→ Required task:
Restate each line word for word. Leave out every picture.

—————

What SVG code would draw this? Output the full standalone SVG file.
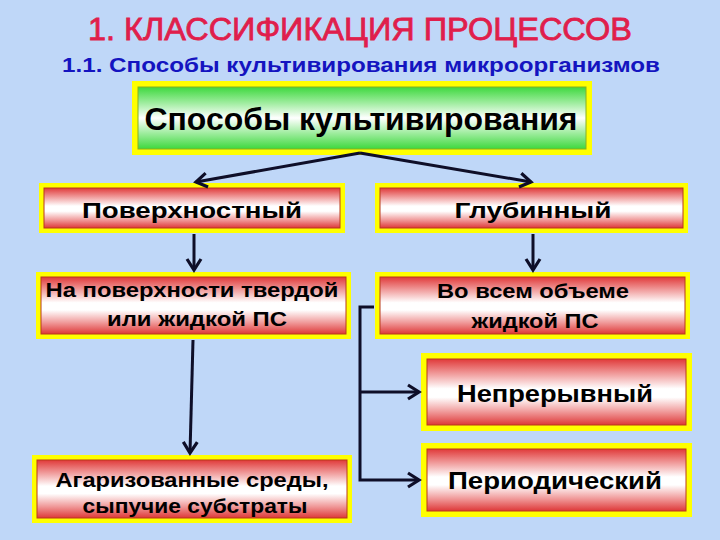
<svg xmlns="http://www.w3.org/2000/svg" width="720" height="540" viewBox="0 0 720 540">
<defs>
<linearGradient id="gRed" x1="0" y1="0" x2="0" y2="1">
<stop offset="0" stop-color="#E03A3A"/>
<stop offset="0.22" stop-color="#F09A9A"/>
<stop offset="0.45" stop-color="#FFFFFF"/>
<stop offset="0.58" stop-color="#FFFFFF"/>
<stop offset="0.8" stop-color="#F09A9A"/>
<stop offset="1" stop-color="#DE3838"/>
</linearGradient>
<linearGradient id="gGreen" x1="0" y1="0" x2="0" y2="1">
<stop offset="0" stop-color="#3ED83E"/>
<stop offset="0.25" stop-color="#9CEC9C"/>
<stop offset="0.5" stop-color="#FFFFFF"/>
<stop offset="0.75" stop-color="#9CEC9C"/>
<stop offset="1" stop-color="#3ED83E"/>
</linearGradient>
<marker id="arr" markerUnits="userSpaceOnUse" markerWidth="20" markerHeight="20" viewBox="-14 -10 20 20" refX="0" refY="0" orient="auto">
<path d="M -11 -7 L 0 0 L -11 7" fill="none" stroke="#0E0E28" stroke-width="3.2" stroke-linejoin="miter"/>
</marker>
<style>
.outer{fill:#FFFF00;}
.inner{fill:url(#gRed);stroke:#B83A1A;stroke-width:1;}
.innerG{fill:url(#gGreen);stroke:#88B020;stroke-width:1;}
.t{font-family:"Liberation Sans",Arial,sans-serif;font-weight:bold;fill:#000;text-anchor:middle;}
.c{fill:none;stroke:#0E0E28;stroke-width:3;}
</style>
</defs>
<rect width="720" height="540" fill="#BFD7F8"/>
<g id="title">
<text x="360" y="40" font-family="'Liberation Sans',Arial,sans-serif" font-size="31" fill="#E01E4C" text-anchor="middle" textLength="544" lengthAdjust="spacingAndGlyphs" stroke="#E01E4C" stroke-width="0.8">1. КЛАССИФИКАЦИЯ ПРОЦЕССОВ</text>
<text x="361" y="72" font-family="'Liberation Sans',Arial,sans-serif" font-size="20" font-weight="bold" fill="#1414C0" text-anchor="middle" textLength="598" lengthAdjust="spacingAndGlyphs">1.1.  Способы культивирования микроорганизмов</text>
</g>
<g id="n-root">
<rect class="outer" x="132" y="81" width="460" height="74"/>
<rect class="innerG" x="138" y="87" width="448" height="62"/>
<text class="t" x="361" y="130" font-size="31" textLength="433" lengthAdjust="spacingAndGlyphs">Способы культивирования</text>
</g>
<g id="n-surface">
<rect class="outer" x="39" y="183" width="306" height="50"/>
<rect class="inner" x="44" y="188" width="296" height="40"/>
<text class="t" x="192" y="218" font-size="22" textLength="220" lengthAdjust="spacingAndGlyphs">Поверхностный</text>
</g>
<g id="n-deep">
<rect class="outer" x="375" y="183" width="313" height="50"/>
<rect class="inner" x="380" y="188" width="303" height="40"/>
<text class="t" x="533" y="218" font-size="22" textLength="157" lengthAdjust="spacingAndGlyphs">Глубинный</text>
</g>
<g id="n-surface-ps">
<rect class="outer" x="36" y="272" width="315" height="67"/>
<rect class="inner" x="41" y="277" width="305" height="57"/>
<text class="t" x="192" y="297" font-size="21" textLength="293" lengthAdjust="spacingAndGlyphs">На поверхности твердой</text>
<text class="t" x="197" y="326" font-size="21" textLength="180" lengthAdjust="spacingAndGlyphs">или жидкой ПС</text>
</g>
<g id="n-volume">
<rect class="outer" x="375" y="272" width="315" height="67"/>
<rect class="inner" x="380" y="277" width="305" height="57"/>
<text class="t" x="533" y="298" font-size="21" textLength="192" lengthAdjust="spacingAndGlyphs">Во всем объеме</text>
<text class="t" x="535" y="328" font-size="21" textLength="127" lengthAdjust="spacingAndGlyphs">жидкой ПС</text>
</g>
<g id="n-continuous">
<rect class="outer" x="421" y="353" width="271" height="78"/>
<rect class="inner" x="427" y="359" width="259" height="66"/>
<text class="t" x="555" y="402" font-size="23" textLength="196" lengthAdjust="spacingAndGlyphs">Непрерывный</text>
</g>
<g id="n-periodic">
<rect class="outer" x="421" y="443" width="271" height="74"/>
<rect class="inner" x="427" y="449" width="259" height="62"/>
<text class="t" x="555" y="489" font-size="23" textLength="214" lengthAdjust="spacingAndGlyphs">Периодический</text>
</g>
<g id="n-agar">
<rect class="outer" x="32" y="455" width="320" height="68"/>
<rect class="inner" x="37" y="460" width="310" height="58"/>
<text class="t" x="192" y="487" font-size="20" textLength="273" lengthAdjust="spacingAndGlyphs">Агаризованные среды,</text>
<text class="t" x="195" y="513" font-size="20" textLength="225" lengthAdjust="spacingAndGlyphs">сыпучие субстраты</text>
</g>
<g id="connectors">
<polyline class="c" points="360,153 196,182" marker-end="url(#arr)"/>
<polyline class="c" points="360,153 531,182" marker-end="url(#arr)"/>
<line class="c" x1="194" y1="234" x2="194" y2="270" marker-end="url(#arr)"/>
<line class="c" x1="533" y1="234" x2="533" y2="270" marker-end="url(#arr)"/>
<line class="c" x1="193" y1="340" x2="190" y2="453" marker-end="url(#arr)"/>
<polyline class="c" points="374,307 360,307 360,480 419,480" marker-end="url(#arr)"/>
<line class="c" x1="360" y1="392" x2="419" y2="392" marker-end="url(#arr)"/>
</g>
</svg>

—————

→ Solution to the exercise:
What SVG code would draw this? Output the full standalone SVG file.
<svg xmlns="http://www.w3.org/2000/svg" width="720" height="540" viewBox="0 0 720 540">
<defs>
<linearGradient id="gRed" x1="0" y1="0" x2="0" y2="1">
<stop offset="0" stop-color="#E03A3A"/>
<stop offset="0.22" stop-color="#F09A9A"/>
<stop offset="0.45" stop-color="#FFFFFF"/>
<stop offset="0.58" stop-color="#FFFFFF"/>
<stop offset="0.8" stop-color="#F09A9A"/>
<stop offset="1" stop-color="#DE3838"/>
</linearGradient>
<linearGradient id="gGreen" x1="0" y1="0" x2="0" y2="1">
<stop offset="0" stop-color="#3ED83E"/>
<stop offset="0.25" stop-color="#9CEC9C"/>
<stop offset="0.5" stop-color="#FFFFFF"/>
<stop offset="0.75" stop-color="#9CEC9C"/>
<stop offset="1" stop-color="#3ED83E"/>
</linearGradient>
<marker id="arr" markerUnits="userSpaceOnUse" markerWidth="20" markerHeight="20" viewBox="-14 -10 20 20" refX="0" refY="0" orient="auto">
<path d="M -11 -7 L 0 0 L -11 7" fill="none" stroke="#0E0E28" stroke-width="3.2" stroke-linejoin="miter"/>
</marker>
<style>
.outer{fill:#FFFF00;}
.inner{fill:url(#gRed);stroke:#B83A1A;stroke-width:1;}
.innerG{fill:url(#gGreen);stroke:#88B020;stroke-width:1;}
.t{font-family:"Liberation Sans",Arial,sans-serif;font-weight:bold;fill:#000;text-anchor:middle;}
.c{fill:none;stroke:#0E0E28;stroke-width:3;}
</style>
</defs>
<rect width="720" height="540" fill="#BFD7F8"/>
<g id="title">
<text x="360" y="40" font-family="'Liberation Sans',Arial,sans-serif" font-size="31" fill="#E01E4C" text-anchor="middle" textLength="544" lengthAdjust="spacingAndGlyphs" stroke="#E01E4C" stroke-width="0.8">1. КЛАССИФИКАЦИЯ ПРОЦЕССОВ</text>
<text x="361" y="72" font-family="'Liberation Sans',Arial,sans-serif" font-size="20" font-weight="bold" fill="#1414C0" text-anchor="middle" textLength="598" lengthAdjust="spacingAndGlyphs">1.1.  Способы культивирования микроорганизмов</text>
</g>
<g id="n-root">
<rect class="outer" x="132" y="81" width="460" height="74"/>
<rect class="innerG" x="138" y="87" width="448" height="62"/>
<text class="t" x="361" y="130" font-size="31" textLength="433" lengthAdjust="spacingAndGlyphs">Способы культивирования</text>
</g>
<g id="n-surface">
<rect class="outer" x="39" y="183" width="306" height="50"/>
<rect class="inner" x="44" y="188" width="296" height="40"/>
<text class="t" x="192" y="218" font-size="22" textLength="220" lengthAdjust="spacingAndGlyphs">Поверхностный</text>
</g>
<g id="n-deep">
<rect class="outer" x="375" y="183" width="313" height="50"/>
<rect class="inner" x="380" y="188" width="303" height="40"/>
<text class="t" x="533" y="218" font-size="22" textLength="157" lengthAdjust="spacingAndGlyphs">Глубинный</text>
</g>
<g id="n-surface-ps">
<rect class="outer" x="36" y="272" width="315" height="67"/>
<rect class="inner" x="41" y="277" width="305" height="57"/>
<text class="t" x="192" y="297" font-size="21" textLength="293" lengthAdjust="spacingAndGlyphs">На поверхности твердой</text>
<text class="t" x="197" y="326" font-size="21" textLength="180" lengthAdjust="spacingAndGlyphs">или жидкой ПС</text>
</g>
<g id="n-volume">
<rect class="outer" x="375" y="272" width="315" height="67"/>
<rect class="inner" x="380" y="277" width="305" height="57"/>
<text class="t" x="533" y="298" font-size="21" textLength="192" lengthAdjust="spacingAndGlyphs">Во всем объеме</text>
<text class="t" x="535" y="328" font-size="21" textLength="127" lengthAdjust="spacingAndGlyphs">жидкой ПС</text>
</g>
<g id="n-continuous">
<rect class="outer" x="421" y="353" width="271" height="78"/>
<rect class="inner" x="427" y="359" width="259" height="66"/>
<text class="t" x="555" y="402" font-size="23" textLength="196" lengthAdjust="spacingAndGlyphs">Непрерывный</text>
</g>
<g id="n-periodic">
<rect class="outer" x="421" y="443" width="271" height="74"/>
<rect class="inner" x="427" y="449" width="259" height="62"/>
<text class="t" x="555" y="489" font-size="23" textLength="214" lengthAdjust="spacingAndGlyphs">Периодический</text>
</g>
<g id="n-agar">
<rect class="outer" x="32" y="455" width="320" height="68"/>
<rect class="inner" x="37" y="460" width="310" height="58"/>
<text class="t" x="192" y="487" font-size="20" textLength="273" lengthAdjust="spacingAndGlyphs">Агаризованные среды,</text>
<text class="t" x="195" y="513" font-size="20" textLength="225" lengthAdjust="spacingAndGlyphs">сыпучие субстраты</text>
</g>
<g id="connectors">
<polyline class="c" points="360,153 196,182" marker-end="url(#arr)"/>
<polyline class="c" points="360,153 531,182" marker-end="url(#arr)"/>
<line class="c" x1="194" y1="234" x2="194" y2="270" marker-end="url(#arr)"/>
<line class="c" x1="533" y1="234" x2="533" y2="270" marker-end="url(#arr)"/>
<line class="c" x1="193" y1="340" x2="190" y2="453" marker-end="url(#arr)"/>
<polyline class="c" points="374,307 360,307 360,480 419,480" marker-end="url(#arr)"/>
<line class="c" x1="360" y1="392" x2="419" y2="392" marker-end="url(#arr)"/>
</g>
</svg>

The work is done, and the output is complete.